## What you need to do
Copy each line of the records that contains the word "this".

──────── Listed records

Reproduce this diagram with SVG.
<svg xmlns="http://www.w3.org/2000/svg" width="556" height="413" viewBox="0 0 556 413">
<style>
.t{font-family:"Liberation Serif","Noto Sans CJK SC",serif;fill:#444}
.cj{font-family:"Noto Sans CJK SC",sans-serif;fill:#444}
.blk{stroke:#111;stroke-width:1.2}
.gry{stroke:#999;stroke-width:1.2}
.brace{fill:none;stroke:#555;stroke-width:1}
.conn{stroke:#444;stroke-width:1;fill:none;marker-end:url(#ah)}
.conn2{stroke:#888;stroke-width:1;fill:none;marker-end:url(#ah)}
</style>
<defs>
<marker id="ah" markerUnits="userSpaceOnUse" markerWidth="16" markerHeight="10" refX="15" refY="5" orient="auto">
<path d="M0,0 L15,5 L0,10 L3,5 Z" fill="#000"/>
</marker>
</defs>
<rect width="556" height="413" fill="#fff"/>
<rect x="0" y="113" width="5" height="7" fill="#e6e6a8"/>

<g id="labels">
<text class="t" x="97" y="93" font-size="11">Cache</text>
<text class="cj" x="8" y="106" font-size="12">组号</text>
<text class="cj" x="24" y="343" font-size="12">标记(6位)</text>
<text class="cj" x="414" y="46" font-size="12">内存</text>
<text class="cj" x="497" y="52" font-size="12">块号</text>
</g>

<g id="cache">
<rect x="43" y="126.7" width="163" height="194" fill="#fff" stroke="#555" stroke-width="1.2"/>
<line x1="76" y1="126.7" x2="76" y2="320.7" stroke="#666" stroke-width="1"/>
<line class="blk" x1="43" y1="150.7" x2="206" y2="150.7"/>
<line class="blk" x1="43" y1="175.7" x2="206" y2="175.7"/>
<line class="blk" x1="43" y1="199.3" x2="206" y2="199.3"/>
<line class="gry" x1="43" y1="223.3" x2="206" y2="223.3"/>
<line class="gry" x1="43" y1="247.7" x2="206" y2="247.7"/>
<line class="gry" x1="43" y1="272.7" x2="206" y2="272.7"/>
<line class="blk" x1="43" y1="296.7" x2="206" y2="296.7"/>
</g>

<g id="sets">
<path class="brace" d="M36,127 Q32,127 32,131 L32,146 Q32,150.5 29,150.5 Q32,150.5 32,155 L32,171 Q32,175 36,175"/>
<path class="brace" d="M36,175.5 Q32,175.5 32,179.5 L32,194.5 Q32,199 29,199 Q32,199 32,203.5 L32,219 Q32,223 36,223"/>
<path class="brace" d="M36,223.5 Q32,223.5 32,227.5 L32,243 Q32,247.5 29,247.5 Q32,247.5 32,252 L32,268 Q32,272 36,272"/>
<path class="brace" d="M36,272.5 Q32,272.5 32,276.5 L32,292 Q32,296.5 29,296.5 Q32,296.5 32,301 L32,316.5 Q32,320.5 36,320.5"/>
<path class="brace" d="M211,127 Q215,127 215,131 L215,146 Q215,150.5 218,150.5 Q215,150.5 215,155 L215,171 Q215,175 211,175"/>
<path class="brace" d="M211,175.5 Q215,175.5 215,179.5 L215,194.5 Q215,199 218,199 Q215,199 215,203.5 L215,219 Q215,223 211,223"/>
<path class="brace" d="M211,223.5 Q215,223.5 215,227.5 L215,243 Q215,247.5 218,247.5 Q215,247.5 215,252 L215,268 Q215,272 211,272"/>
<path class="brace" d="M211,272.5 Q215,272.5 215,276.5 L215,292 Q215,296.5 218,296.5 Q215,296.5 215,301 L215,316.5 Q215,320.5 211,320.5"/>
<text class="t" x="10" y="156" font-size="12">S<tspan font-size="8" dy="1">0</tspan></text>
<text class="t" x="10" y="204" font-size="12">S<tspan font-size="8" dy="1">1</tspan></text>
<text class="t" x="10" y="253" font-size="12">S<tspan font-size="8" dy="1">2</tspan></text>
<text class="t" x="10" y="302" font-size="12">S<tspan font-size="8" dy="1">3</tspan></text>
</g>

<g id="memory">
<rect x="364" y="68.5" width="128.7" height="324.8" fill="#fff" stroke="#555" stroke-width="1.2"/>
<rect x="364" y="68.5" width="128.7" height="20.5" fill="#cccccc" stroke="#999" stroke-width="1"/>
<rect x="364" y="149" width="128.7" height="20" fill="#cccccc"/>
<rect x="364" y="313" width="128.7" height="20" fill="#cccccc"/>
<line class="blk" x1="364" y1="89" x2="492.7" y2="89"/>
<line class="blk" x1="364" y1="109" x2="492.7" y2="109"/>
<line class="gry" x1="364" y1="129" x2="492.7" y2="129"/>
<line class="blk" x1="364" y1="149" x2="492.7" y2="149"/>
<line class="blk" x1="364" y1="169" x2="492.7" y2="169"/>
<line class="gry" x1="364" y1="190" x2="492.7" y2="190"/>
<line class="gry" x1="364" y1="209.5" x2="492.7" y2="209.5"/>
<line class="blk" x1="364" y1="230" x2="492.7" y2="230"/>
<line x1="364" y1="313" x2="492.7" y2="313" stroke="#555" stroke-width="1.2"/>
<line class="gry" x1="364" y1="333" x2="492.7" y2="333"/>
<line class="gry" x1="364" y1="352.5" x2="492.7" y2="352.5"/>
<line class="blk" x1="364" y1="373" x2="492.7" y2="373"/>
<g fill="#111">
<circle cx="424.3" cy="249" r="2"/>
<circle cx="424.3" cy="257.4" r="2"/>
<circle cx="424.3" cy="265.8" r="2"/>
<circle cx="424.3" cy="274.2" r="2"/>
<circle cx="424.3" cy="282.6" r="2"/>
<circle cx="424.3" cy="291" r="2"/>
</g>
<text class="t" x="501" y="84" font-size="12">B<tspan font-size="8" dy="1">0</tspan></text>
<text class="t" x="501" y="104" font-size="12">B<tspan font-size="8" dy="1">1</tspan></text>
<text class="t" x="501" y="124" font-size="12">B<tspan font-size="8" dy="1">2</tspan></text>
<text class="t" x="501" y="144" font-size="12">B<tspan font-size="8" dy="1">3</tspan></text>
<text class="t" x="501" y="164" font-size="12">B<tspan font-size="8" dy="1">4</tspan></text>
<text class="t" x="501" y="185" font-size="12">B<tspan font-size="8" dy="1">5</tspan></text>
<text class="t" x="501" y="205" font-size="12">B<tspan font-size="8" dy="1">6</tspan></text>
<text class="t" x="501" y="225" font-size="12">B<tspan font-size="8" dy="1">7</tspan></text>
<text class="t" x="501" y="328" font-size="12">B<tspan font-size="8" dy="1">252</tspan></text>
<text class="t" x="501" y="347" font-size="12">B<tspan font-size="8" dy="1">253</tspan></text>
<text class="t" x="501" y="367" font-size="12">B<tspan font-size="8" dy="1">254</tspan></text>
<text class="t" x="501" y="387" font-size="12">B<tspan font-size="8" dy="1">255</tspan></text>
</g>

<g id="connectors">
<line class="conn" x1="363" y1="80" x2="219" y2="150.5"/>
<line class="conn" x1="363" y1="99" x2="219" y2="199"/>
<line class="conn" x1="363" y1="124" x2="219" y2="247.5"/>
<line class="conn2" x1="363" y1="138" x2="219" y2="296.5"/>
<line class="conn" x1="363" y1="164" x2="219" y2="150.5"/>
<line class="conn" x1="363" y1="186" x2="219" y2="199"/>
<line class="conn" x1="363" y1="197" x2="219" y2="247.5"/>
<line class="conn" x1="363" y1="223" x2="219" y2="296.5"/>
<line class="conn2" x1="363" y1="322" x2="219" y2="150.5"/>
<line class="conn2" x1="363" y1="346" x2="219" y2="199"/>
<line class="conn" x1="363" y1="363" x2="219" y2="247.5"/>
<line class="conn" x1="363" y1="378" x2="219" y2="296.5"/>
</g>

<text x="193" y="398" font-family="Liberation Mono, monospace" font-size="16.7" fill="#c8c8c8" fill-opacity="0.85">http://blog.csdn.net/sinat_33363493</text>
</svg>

────────────────
──────── Listed records

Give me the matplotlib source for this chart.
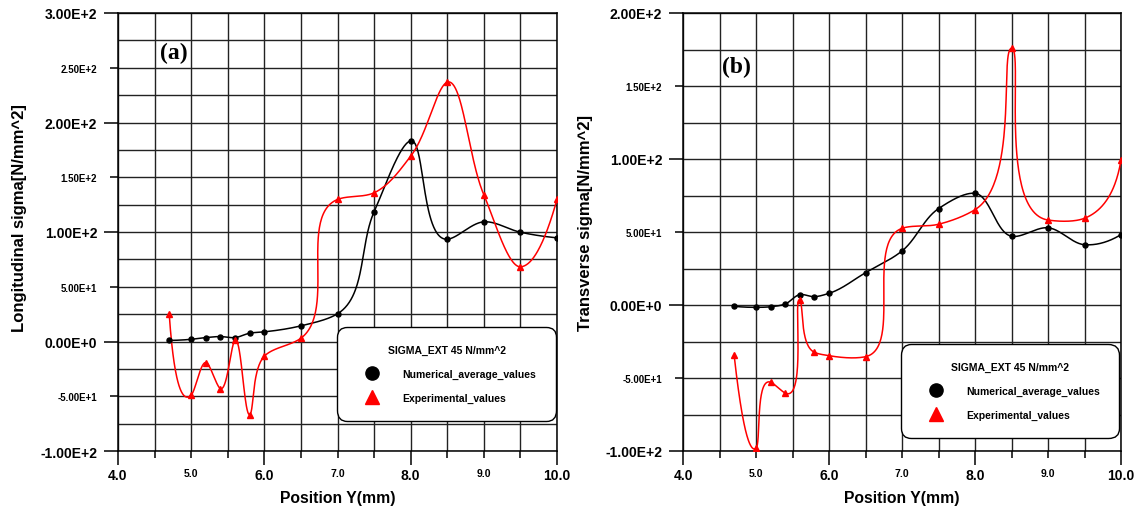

────────────────

## Expected output
Reproduce this diagram with SVG.
Give me the matplotlib source for this chart.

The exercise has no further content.